You don’t need a story. The question is How long do you not need a story?
Chekhov removed the plot. Pinter, elaborating, removed the history, the narration; Beckett, the characterization. We hear it anyway. Omission is a form of creation.
What we realized was that the novel was a machine to get to twelve crucial speeches in the book about romance and art and music and list-making and masculine distance and the masculine drive for art and the masculine difficulty with intimacy.” This is the case for most novels: you have to read seven hundred pages to get the handful of insights that were the reason the book was written, and the apparatus of the novel is there as a huge, elaborate, overbuilt stage set.
The lyric essay doesn’t expound, is suggestive rather than exhaustive, depends on gaps, may merely mention.
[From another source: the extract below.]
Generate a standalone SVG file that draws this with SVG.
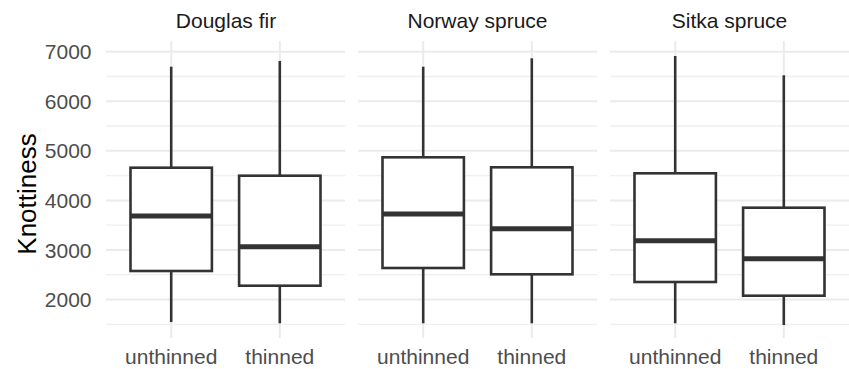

It might move by association, leaping from one path of thought to another by way of imagery or connotation, advancing by juxtaposition or sidewinding poetic logic. It often accretes by fragments, taking shape mosaically, its import visible only when one stands back and sees it whole.
Great art is clear thinking about mixed feelings.
I write entirely to find out what I’m thinking, what I’m looking at, what I see, and what it means.
First person is where you can be more interesting; you don’t have to be much but a stumbling fool. And I find this often leads to the more delightful expedition. The wisdom there is more precious than in the sage overview, which in many writers makes me nearly puke.
We have too many things and not enough forms.
For if there is still one hellish, truly accursed thing in our time, it is our artistic dallying with forms, instead of being like victims burnt at the stake, signaling through the flames.